Palette Extractor
Pull the dominant colours out of any image.
How to use
- 1 Drop an image onto the box, or click to choose a file.
- 2 Drag the slider to set how many colours you want.
- 3 Read the hex and RGB values from each swatch.
- 4 Click Copy all hex to grab the whole palette.
About Palette Extractor
Palette Extractor reads the dominant colours straight out of a picture and hands them back as a tidy set of hex and RGB swatches you can copy into a design, a CSS file or a mood board.
Drop in a photo, screenshot, logo or illustration and it is decoded and analysed entirely inside your browser using the Canvas API.
Under the hood the tool samples the image on a downscaled canvas for speed, then quantises every opaque pixel into colour buckets and ranks them by how much of the picture they cover.
The heaviest buckets win, and each one reports the average colour of the pixels it captured — so near-identical shades are merged into a single representative swatch rather than cluttering the result with dozens of almost-the-same blues.
A slider lets you ask for anywhere from two to twelve colours, and the palette updates instantly as you drag.
Each swatch shows its own hex code and rgb() value on a readable background, and a single click copies the whole palette as newline-separated hex codes ready to paste.
Because all the work happens on your own device, private photos, unreleased artwork and client screenshots never leave the browser, and the tool keeps working offline once the page has loaded.
FAQ
Is my image uploaded to a server?
No.

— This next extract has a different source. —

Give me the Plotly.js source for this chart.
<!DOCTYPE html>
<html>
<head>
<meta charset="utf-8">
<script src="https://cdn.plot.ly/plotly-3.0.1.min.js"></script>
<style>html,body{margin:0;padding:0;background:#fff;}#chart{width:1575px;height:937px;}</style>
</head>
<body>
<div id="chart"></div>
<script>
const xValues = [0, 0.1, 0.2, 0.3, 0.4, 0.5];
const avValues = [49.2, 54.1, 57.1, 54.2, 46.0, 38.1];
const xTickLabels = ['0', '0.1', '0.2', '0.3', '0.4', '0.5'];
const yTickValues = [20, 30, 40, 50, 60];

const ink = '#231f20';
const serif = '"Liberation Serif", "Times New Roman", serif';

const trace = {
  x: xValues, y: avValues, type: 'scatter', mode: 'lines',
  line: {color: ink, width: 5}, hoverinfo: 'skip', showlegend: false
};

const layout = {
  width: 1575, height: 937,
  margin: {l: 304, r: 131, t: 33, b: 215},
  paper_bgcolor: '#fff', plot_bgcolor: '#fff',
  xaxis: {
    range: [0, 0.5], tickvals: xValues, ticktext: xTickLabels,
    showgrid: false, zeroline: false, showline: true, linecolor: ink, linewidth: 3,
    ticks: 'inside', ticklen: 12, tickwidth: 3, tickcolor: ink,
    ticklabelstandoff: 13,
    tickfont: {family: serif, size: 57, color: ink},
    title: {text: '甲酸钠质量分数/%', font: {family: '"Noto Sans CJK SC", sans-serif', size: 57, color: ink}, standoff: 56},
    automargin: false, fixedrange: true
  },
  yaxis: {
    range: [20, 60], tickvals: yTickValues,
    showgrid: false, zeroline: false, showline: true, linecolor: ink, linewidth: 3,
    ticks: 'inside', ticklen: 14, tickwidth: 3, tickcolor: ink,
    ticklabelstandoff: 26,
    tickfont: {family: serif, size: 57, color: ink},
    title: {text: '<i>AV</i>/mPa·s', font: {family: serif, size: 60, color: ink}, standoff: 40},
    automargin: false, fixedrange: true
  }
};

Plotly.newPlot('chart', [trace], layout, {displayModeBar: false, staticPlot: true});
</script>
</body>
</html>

The picture is decoded and analysed with the Canvas API inside your browser, so it never leaves your device.
How are the colours chosen?
Pixels are grouped into colour buckets and ranked by how much of the image each one covers; the largest buckets become your palette, reported as their average colour.
Why are two similar shades shown as one?
Near-identical colours are merged into a single representative swatch so the palette stays compact and useful rather than full of duplicates.